* Provided material *
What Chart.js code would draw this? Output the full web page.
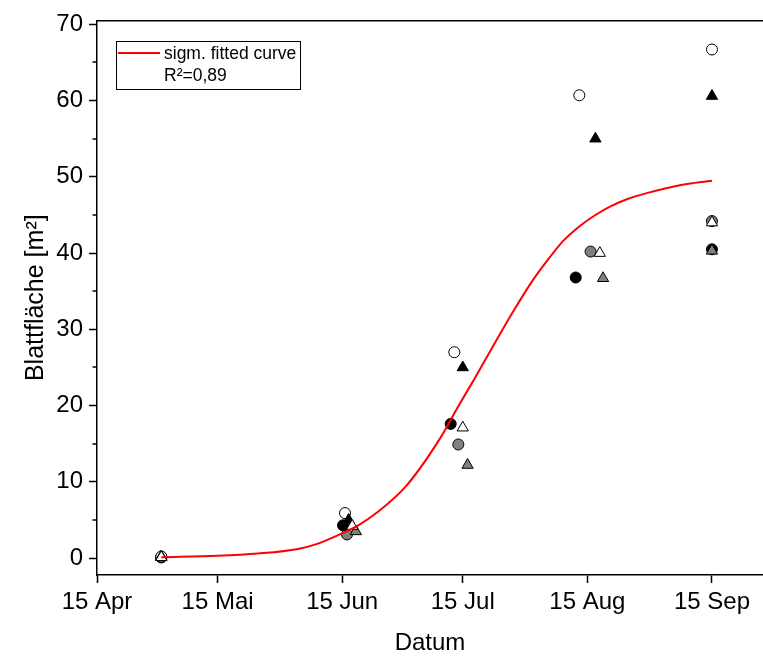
<!DOCTYPE html>
<html><head><meta charset="utf-8">
<script src="https://cdn.jsdelivr.net/npm/chart.js@4.4.0/dist/chart.umd.min.js"></script>
<style>html,body{margin:0;padding:0;background:#fff;overflow:hidden}#wrap{width:763px;height:664px;position:relative}</style>
</head><body><div id="wrap"><canvas id="c" width="763" height="664"></canvas></div>
<script>
// Days after 15 April
const tickDays = [0, 30, 61, 91, 122, 153];
const tickLabels = ['15 Apr', '15 Mai', '15 Jun', '15 Jul', '15 Aug', '15 Sep'];
const yTickValues = [0, 5, 10, 15, 20, 25, 30, 35, 40, 45, 50, 55, 60, 65, 70];

const openCircleDays = [16, 61.7, 88.9, 120.0, 153];
const openCircleValues = [0.2, 5.9, 27.0, 60.7, 66.7];
const blackCircleDays = [16, 61.2, 88.0, 119.1, 153];
const blackCircleValues = [0.1, 4.3, 17.6, 36.8, 40.5];
const grayCircleDays = [16, 62.2, 89.9, 122.8, 153];
const grayCircleValues = [0.1, 3.1, 14.9, 40.2, 44.2];
const openTriangleDays = [16, 63.5, 91.0, 125.1, 153];
const openTriangleValues = [0.1, 4.2, 17.1, 40.0, 44.0];
const blackTriangleDays = [16, 62.6, 91.0, 124.0, 153];
const blackTriangleValues = [0.2, 5.0, 25.0, 55.0, 60.6];
const grayTriangleDays = [16, 64.4, 92.2, 125.9, 153];
const grayTriangleValues = [0.1, 3.5, 12.2, 36.7, 40.3];

const curveDays = [16, 30, 40, 50, 55, 60, 65, 70, 77, 85, 90, 94, 98, 103.5, 108, 112, 116, 120, 124, 128, 132, 137, 145, 153];
const curveValues = [0.1, 0.3, 0.6, 1.2, 1.9, 3.0, 4.3, 6.1, 9.5, 15.4, 20.0, 23.6, 27.3, 32.3, 36.1, 39.0, 41.6, 43.5, 45.0, 46.2, 47.1, 47.9, 48.9, 49.5];

const legendLine1 = 'sigm. fitted curve';
const legendLine2 = 'R\u00b2=0,89';

const FONT = '"Liberation Sans", Arial, sans-serif';
const toXY = (xs, ys) => xs.map((x, i) => ({x: x, y: ys[i]}));

function pts(label, xs, ys, style, fill, order) {
  return {
    type: 'scatter', label: label, data: toXY(xs, ys), pointStyle: style,
    pointRadius: style === 'triangle' ? 6.5 : 5.5, pointHoverRadius: style === 'triangle' ? 6.5 : 5.5,
    pointBackgroundColor: fill, pointBorderColor: '#000', pointBorderWidth: 1, order: order
  };
}

const minorTicks = {
  id: 'minorTicks',
  afterDraw(chart) {
    const ctx = chart.ctx, y = chart.scales.y;
    ctx.save();
    ctx.strokeStyle = '#000'; ctx.lineWidth = 1.5;
    y.ticks.forEach(t => {
      if (t.value % 10 !== 0) {
        const py = Math.round(y.getPixelForValue(t.value));
        ctx.beginPath(); ctx.moveTo(y.right - 4.5, py); ctx.lineTo(y.right, py); ctx.stroke();
      }
    });
    ctx.restore();
  }
};

const legendBox = {
  id: 'legendBox',
  afterDraw(chart) {
    const ctx = chart.ctx;
    ctx.save();
    ctx.strokeStyle = '#000'; ctx.lineWidth = 1;
    ctx.strokeRect(116.5, 41.5, 184, 48);
    ctx.strokeStyle = '#ff0000'; ctx.lineWidth = 2;
    ctx.beginPath(); ctx.moveTo(118, 53); ctx.lineTo(160, 53); ctx.stroke();
    ctx.fillStyle = '#000'; ctx.font = '17.5px ' + FONT; ctx.textBaseline = 'middle';
    ctx.fillText(legendLine1, 164, 54);
    ctx.fillText(legendLine2, 164, 76);
    ctx.restore();
  }
};

new Chart(document.getElementById('c'), {
  type: 'scatter',
  data: {
    datasets: [
      {type: 'line', label: 'sigm. fitted curve', data: toXY(curveDays, curveValues), borderColor: '#ff0000', borderWidth: 2,
       pointRadius: 0, pointHoverRadius: 0, fill: false, cubicInterpolationMode: 'monotone', order: 0},
      pts('open triangle', openTriangleDays, openTriangleValues, 'triangle', '#ffffff', 1),
      pts('black triangle', blackTriangleDays, blackTriangleValues, 'triangle', '#000000', 1),
      pts('gray triangle', grayTriangleDays, grayTriangleValues, 'triangle', '#808080', 1),
      pts('open circle', openCircleDays, openCircleValues, 'circle', '#ffffff', 2),
      pts('black circle', blackCircleDays, blackCircleValues, 'circle', '#000000', 2),
      pts('gray circle', grayCircleDays, grayCircleValues, 'circle', '#808080', 2)
    ]
  },
  options: {
    responsive: false, animation: false, events: [],
    layout: {autoPadding: false, padding: {top: 19, right: 0, left: 0, bottom: 0}},
    plugins: {legend: {display: false}, tooltip: {enabled: false}},
    scales: {
      x: {
        type: 'linear', position: 'bottom', min: 0, max: 165.7,
        afterBuildTicks: s => { s.ticks = tickDays.map(v => ({value: v})); },
        afterFit: s => { s.height = 89; },
        ticks: {color: '#000', font: {family: FONT, size: 24}, padding: 5, maxRotation: 0, autoSkip: false,
                callback: (v) => { const i = tickDays.indexOf(v); return i >= 0 ? tickLabels[i] : ''; }},
        grid: {drawOnChartArea: false, drawTicks: true, tickLength: 8, color: '#000', tickWidth: 1.5},
        border: {display: true, color: '#000', width: 1.5},
        title: {display: true, text: 'Datum', color: '#000', font: {family: FONT, size: 24}, padding: {top: 0, bottom: 6}}
      },
      x2: {
        type: 'linear', position: 'top', min: 0, max: 1,
        afterFit: s => { s.height = 0; },
        ticks: {display: false}, grid: {display: false, drawTicks: false},
        border: {display: true, color: '#000', width: 1.5}
      },
      y: {
        type: 'linear', position: 'left', min: -2.22, max: 70.52,
        afterBuildTicks: s => { s.ticks = yTickValues.map(v => ({value: v})); },
        afterFit: s => { s.width = 97; },
        ticks: {color: '#000', font: {family: FONT, size: 24}, padding: 6, autoSkip: false,
                callback: v => (v % 10 === 0 ? String(v) : '')},
        grid: {drawOnChartArea: false, drawTicks: true, tickLength: 8, color: '#000', tickWidth: 1.5,
               tickColor: c => (c.tick && c.tick.value % 10 === 0 ? '#000' : 'rgba(0,0,0,0)')},
        border: {display: true, color: '#000', width: 1.5},
        title: {display: true, text: 'Blattfläche [m\u00b2]', color: '#000', font: {family: FONT, size: 25}, padding: {top: 21, bottom: 0}}
      }
    }
  },
  plugins: [minorTicks, legendBox]
});
</script></body></html>
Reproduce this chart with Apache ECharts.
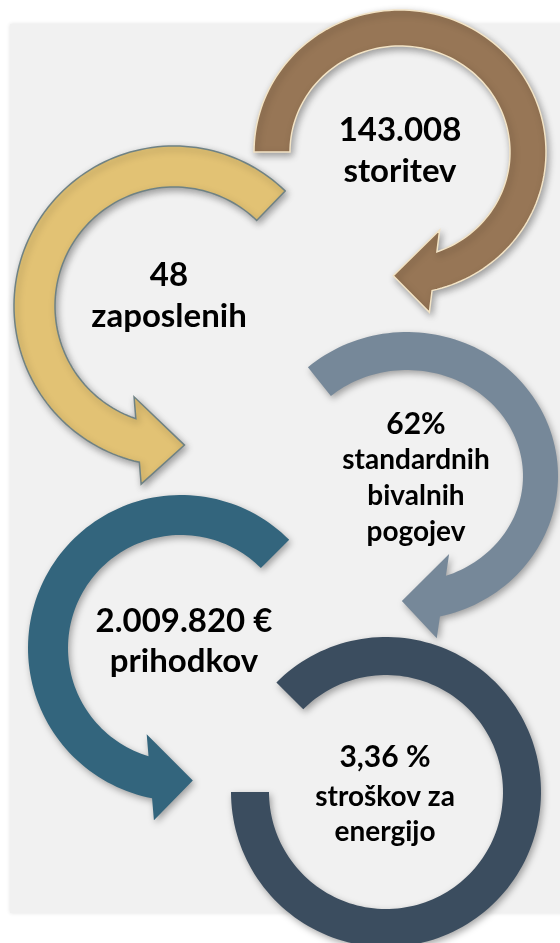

* What the task asks *
Leave out the pictures and repeat everything else in the records exactly.

* Written answer *
What Chart.js code would draw this? Output the full web page.
<!DOCTYPE html>
<html><head><meta charset="utf-8">
<script src="https://cdn.jsdelivr.net/npm/chart.js@4.4.0/dist/chart.umd.min.js"></script>
<style>html,body{margin:0;padding:0;background:#fff;overflow:hidden}#wrap{width:763px;height:664px;position:relative}</style>
</head><body><div id="wrap"><canvas id="c" width="763" height="664"></canvas></div>
<script>
// Days after 15 April
const tickDays = [0, 30, 61, 91, 122, 153];
const tickLabels = ['15 Apr', '15 Mai', '15 Jun', '15 Jul', '15 Aug', '15 Sep'];
const yTickValues = [0, 5, 10, 15, 20, 25, 30, 35, 40, 45, 50, 55, 60, 65, 70];

const openCircleDays = [16, 61.7, 88.9, 120.0, 153];
const openCircleValues = [0.2, 5.9, 27.0, 60.7, 66.7];
const blackCircleDays = [16, 61.2, 88.0, 119.1, 153];
const blackCircleValues = [0.1, 4.3, 17.6, 36.8, 40.5];
const grayCircleDays = [16, 62.2, 89.9, 122.8, 153];
const grayCircleValues = [0.1, 3.1, 14.9, 40.2, 44.2];
const openTriangleDays = [16, 63.5, 91.0, 125.1, 153];
const openTriangleValues = [0.1, 4.2, 17.1, 40.0, 44.0];
const blackTriangleDays = [16, 62.6, 91.0, 124.0, 153];
const blackTriangleValues = [0.2, 5.0, 25.0, 55.0, 60.6];
const grayTriangleDays = [16, 64.4, 92.2, 125.9, 153];
const grayTriangleValues = [0.1, 3.5, 12.2, 36.7, 40.3];

const curveDays = [16, 30, 40, 50, 55, 60, 65, 70, 77, 85, 90, 94, 98, 103.5, 108, 112, 116, 120, 124, 128, 132, 137, 145, 153];
const curveValues = [0.1, 0.3, 0.6, 1.2, 1.9, 3.0, 4.3, 6.1, 9.5, 15.4, 20.0, 23.6, 27.3, 32.3, 36.1, 39.0, 41.6, 43.5, 45.0, 46.2, 47.1, 47.9, 48.9, 49.5];

const legendLine1 = 'sigm. fitted curve';
const legendLine2 = 'R\u00b2=0,89';

const FONT = '"Liberation Sans", Arial, sans-serif';
const toXY = (xs, ys) => xs.map((x, i) => ({x: x, y: ys[i]}));

function pts(label, xs, ys, style, fill, order) {
  return {
    type: 'scatter', label: label, data: toXY(xs, ys), pointStyle: style,
    pointRadius: style === 'triangle' ? 6.5 : 5.5, pointHoverRadius: style === 'triangle' ? 6.5 : 5.5,
    pointBackgroundColor: fill, pointBorderColor: '#000', pointBorderWidth: 1, order: order
  };
}

const minorTicks = {
  id: 'minorTicks',
  afterDraw(chart) {
    const ctx = chart.ctx, y = chart.scales.y;
    ctx.save();
    ctx.strokeStyle = '#000'; ctx.lineWidth = 1.5;
    y.ticks.forEach(t => {
      if (t.value % 10 !== 0) {
        const py = Math.round(y.getPixelForValue(t.value));
        ctx.beginPath(); ctx.moveTo(y.right - 4.5, py); ctx.lineTo(y.right, py); ctx.stroke();
      }
    });
    ctx.restore();
  }
};

const legendBox = {
  id: 'legendBox',
  afterDraw(chart) {
    const ctx = chart.ctx;
    ctx.save();
    ctx.strokeStyle = '#000'; ctx.lineWidth = 1;
    ctx.strokeRect(116.5, 41.5, 184, 48);
    ctx.strokeStyle = '#ff0000'; ctx.lineWidth = 2;
    ctx.beginPath(); ctx.moveTo(118, 53); ctx.lineTo(160, 53); ctx.stroke();
    ctx.fillStyle = '#000'; ctx.font = '17.5px ' + FONT; ctx.textBaseline = 'middle';
    ctx.fillText(legendLine1, 164, 54);
    ctx.fillText(legendLine2, 164, 76);
    ctx.restore();
  }
};

new Chart(document.getElementById('c'), {
  type: 'scatter',
  data: {
    datasets: [
      {type: 'line', label: 'sigm. fitted curve', data: toXY(curveDays, curveValues), borderColor: '#ff0000', borderWidth: 2,
       pointRadius: 0, pointHoverRadius: 0, fill: false, cubicInterpolationMode: 'monotone', order: 0},
      pts('open triangle', openTriangleDays, openTriangleValues, 'triangle', '#ffffff', 1),
      pts('black triangle', blackTriangleDays, blackTriangleValues, 'triangle', '#000000', 1),
      pts('gray triangle', grayTriangleDays, grayTriangleValues, 'triangle', '#808080', 1),
      pts('open circle', openCircleDays, openCircleValues, 'circle', '#ffffff', 2),
      pts('black circle', blackCircleDays, blackCircleValues, 'circle', '#000000', 2),
      pts('gray circle', grayCircleDays, grayCircleValues, 'circle', '#808080', 2)
    ]
  },
  options: {
    responsive: false, animation: false, events: [],
    layout: {autoPadding: false, padding: {top: 19, right: 0, left: 0, bottom: 0}},
    plugins: {legend: {display: false}, tooltip: {enabled: false}},
    scales: {
      x: {
        type: 'linear', position: 'bottom', min: 0, max: 165.7,
        afterBuildTicks: s => { s.ticks = tickDays.map(v => ({value: v})); },
        afterFit: s => { s.height = 89; },
        ticks: {color: '#000', font: {family: FONT, size: 24}, padding: 5, maxRotation: 0, autoSkip: false,
                callback: (v) => { const i = tickDays.indexOf(v); return i >= 0 ? tickLabels[i] : ''; }},
        grid: {drawOnChartArea: false, drawTicks: true, tickLength: 8, color: '#000', tickWidth: 1.5},
        border: {display: true, color: '#000', width: 1.5},
        title: {display: true, text: 'Datum', color: '#000', font: {family: FONT, size: 24}, padding: {top: 0, bottom: 6}}
      },
      x2: {
        type: 'linear', position: 'top', min: 0, max: 1,
        afterFit: s => { s.height = 0; },
        ticks: {display: false}, grid: {display: false, drawTicks: false},
        border: {display: true, color: '#000', width: 1.5}
      },
      y: {
        type: 'linear', position: 'left', min: -2.22, max: 70.52,
        afterBuildTicks: s => { s.ticks = yTickValues.map(v => ({value: v})); },
        afterFit: s => { s.width = 97; },
        ticks: {color: '#000', font: {family: FONT, size: 24}, padding: 6, autoSkip: false,
                callback: v => (v % 10 === 0 ? String(v) : '')},
        grid: {drawOnChartArea: false, drawTicks: true, tickLength: 8, color: '#000', tickWidth: 1.5,
               tickColor: c => (c.tick && c.tick.value % 10 === 0 ? '#000' : 'rgba(0,0,0,0)')},
        border: {display: true, color: '#000', width: 1.5},
        title: {display: true, text: 'Blattfläche [m\u00b2]', color: '#000', font: {family: FONT, size: 25}, padding: {top: 21, bottom: 0}}
      }
    }
  },
  plugins: [minorTicks, legendBox]
});
</script></body></html>
Reproduce this chart with Apache ECharts.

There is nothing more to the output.